The 2018 law, Cabou told the justices, didn't change any of that, even with the triggers about voter turnout.

"The legislature impermissibly seeks to substitute its policy choices for those of the city,'' he said. And he said this isn't just what the council wants.

He pointed out that the council put a measure on the November 2018 ballot asking them if they wanted to go to even-year elections. The measure, Proposition 408, was defeated with 42.2% in favor and 57.8% opposed.
Cabou does not dispute the lower turnout in the most recent city election. But he called that irrelevant.
"The state simply lacks an interest in the turnout for elections in charter cities,'' Cabou said. Anyway, he said, there are good reasons for having separate local elections.
"Removing all other county, state and federal elections from the ballot thus allows the city to obtain the full focus of the electorate and insulate its electoral processes from the influence of partisan issues that are inevitably interwoven with federal, state, and county elections,'' he said. "With this full focus, the local community and electorate are more informed on the local matters coming up for a vote at the city's election.''

And then there's the simple fact that if Tucson elected it council members at the same time they would all end up at the bottom of the ballot, pretty much after every other candidate.
Then there's the fact that Cabou pointed out the Arizona Constitution bars enactment of special laws regarding the conduct of elections.

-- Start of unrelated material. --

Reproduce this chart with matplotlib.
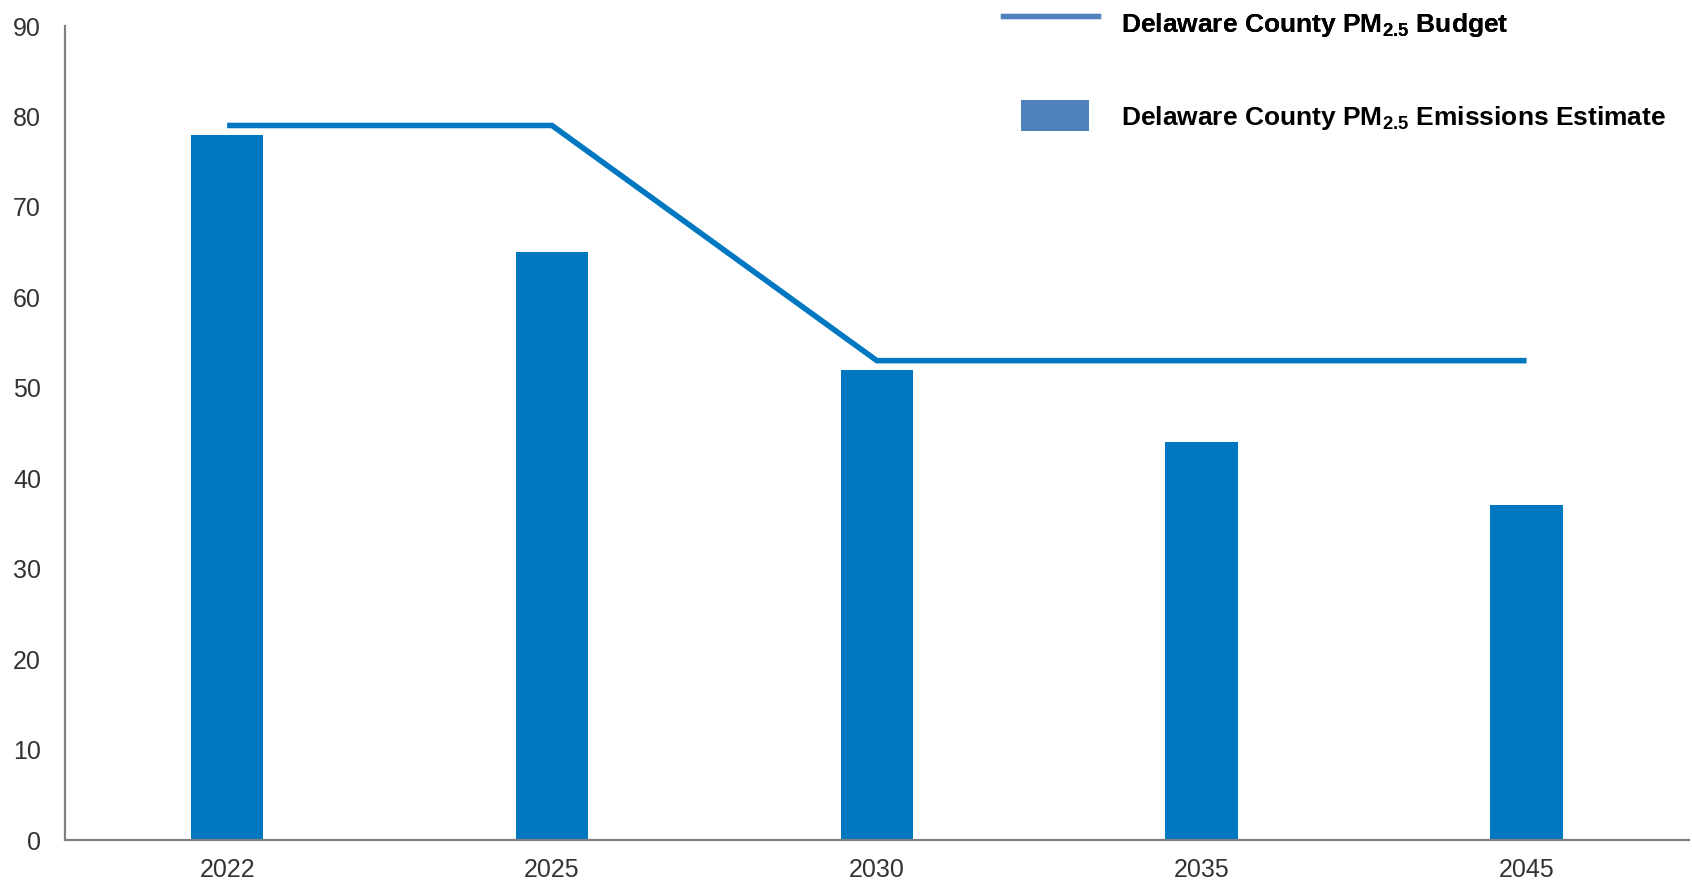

What is legal, Cabou told the justices, are laws that can be applied not only to all situations but that also are "elastic.'' That means any city that finds itself subject to the law has a way of extracting itself by changing policies or anything else so that it no longer meets the conditions.
Here, however, Cabou pointed out that the law is permanent: Once a city's turnout drops below a trigger point, it can never get back its local election dates, even if future turnout improves to the point where it should no longer have to have consolidated elections.

Finally, Cabou said implementing the law would mean the mayor and some people now serving on the council would have their terms extended to five years as part of the transition to an even-year cycle, overruling the decision of voters to put them in office for just four years.
The justices are scheduled to consider the issue in December.